Frederick Sandys was one of the finest draughtsmen of the Victorian period. Until his very last days he was drawing almost entirely in chalk in his Victorian house on Hogarth Road. His family became the principle subjects of his work during these years and his youngest daughter Gertrude was the sitter for The Laurel Wreath.
Gertrude or 'Girlie,' as she was nicknamed by her family, was one of the nine children of the artist and the actress Mary Jones. Mary was the third love of Sandy's life with her stunning looks and flowing, curly red hair. In The Laurel Wreath, Gertrude sits in profile holding a cascade of spring flowers, her embroidered dress carefully observed. With her mother's russet gold hair, Sandys's last muse has become the reincarnation of the young Mary, who he also continued to draw as though she were a twenty year old. This fancy portrait is appropriately titled The Laurel Wreath, a trophy long associated with the spirit and inspiration ofpoetry. The Greeks would crown their poets with laurel and put the leaves under their pillows at night to fire their imaginations. Gertrude later married Lionel Crane, the eldest son of the artist, designer and book illustrator, Walter Crane.
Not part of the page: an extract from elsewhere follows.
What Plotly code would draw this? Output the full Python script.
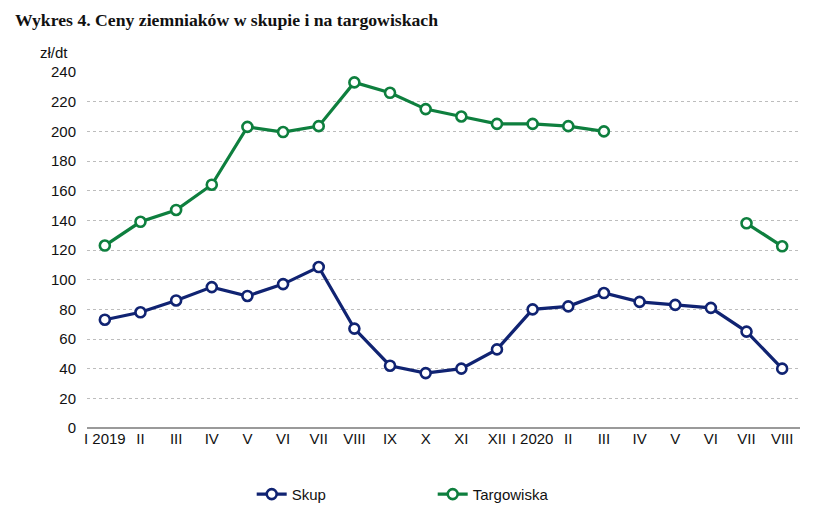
import plotly.graph_objects as go

months = ["I 2019", "II", "III", "IV", "V", "VI", "VII", "VIII", "IX", "X", "XI", "XII",
          "I 2020", "II", "III", "IV", "V", "VI", "VII", "VIII"]
skup = [73, 78, 86, 95, 89, 97, 108.5, 67, 42, 37, 40, 53, 80, 82, 91, 85, 83, 81, 65, 40]
targowiska = [123, 139, 147, 164, 203, 199.5, 203.5, 233, 226, 215, 210, 205, 205, 203.5, 200,
              None, None, None, 138, 122.5]
y_ticks = [0, 20, 40, 60, 80, 100, 120, 140, 160, 180, 200, 220, 240]

x = list(range(len(months)))
BLUE = "#102372"
GREEN = "#0E7F3E"
FONT = "Liberation Sans Narrow, Arial Narrow, Liberation Sans, Arial"

fig = go.Figure()
fig.add_trace(go.Scatter(
    x=x, y=skup, name="Skup", mode="lines+markers",
    line=dict(color=BLUE, width=3.2),
    marker=dict(symbol="circle", size=10, color="white", line=dict(color=BLUE, width=2.6)),
))
fig.add_trace(go.Scatter(
    x=x, y=targowiska, name="Targowiska", mode="lines+markers", connectgaps=False,
    line=dict(color=GREEN, width=3.2),
    marker=dict(symbol="circle", size=10, color="white", line=dict(color=GREEN, width=2.6)),
))

fig.update_layout(
    width=809, height=506,
    margin=dict(l=79, r=17, t=64, b=86, autoexpand=False),
    paper_bgcolor="white", plot_bgcolor="white",
    font=dict(family=FONT, size=15, color="#111111"),
    showlegend=True,
    legend=dict(orientation="h", x=0.231, xanchor="left", y=-0.14, yanchor="top",
                entrywidth=136, entrywidthmode="pixels",
                font=dict(family=FONT, size=15, color="#111111")),
    annotations=[
        dict(text="<b>Wykres 4. Ceny ziemniaków w skupie i na targowiskach</b>",
             xref="paper", yref="paper", x=-0.104, y=1.145, xanchor="left", yanchor="middle",
             showarrow=False, font=dict(family="Liberation Serif, DejaVu Serif", size=17.7, color="#111111")),
        dict(text="zł/dt", xref="paper", yref="paper", x=-0.0687, y=1.056, xanchor="left",
             yanchor="middle", showarrow=False, font=dict(family=FONT, size=15, color="#111111")),
    ],
)
fig.update_xaxes(
    tickmode="array", tickvals=x, ticktext=months, range=[-0.5, len(months) - 0.5],
    showgrid=False, showline=False, zeroline=False, ticks="", tickfont=dict(size=15),
)
fig.update_yaxes(
    range=[0, 240], tickmode="array", tickvals=y_ticks, showgrid=True,
    gridcolor="#BDBDBD", griddash="dot", gridwidth=1,
    zeroline=True, zerolinecolor="#9A9A9A", zerolinewidth=1.5,
    showline=False, ticks="", ticklabelstandoff=10, tickfont=dict(size=15),
)
fig.write_html("out.html")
Frederick Sandys entered Rossetti's circle in 1857. Most of his paintings and finished drawings are bust length pictures of women. These are Rossetti-like in spirit (compare Rossettit's Portrait of Alexa Wilding and Proserpine) which display Sandys's precision and mastery of technique in both oil and coloured chalks." Sandys's skill of composition also appears in his illustrations. Sandys, Millais and Frederic Walker are the three leading figures in the illustration revival of the 1860s.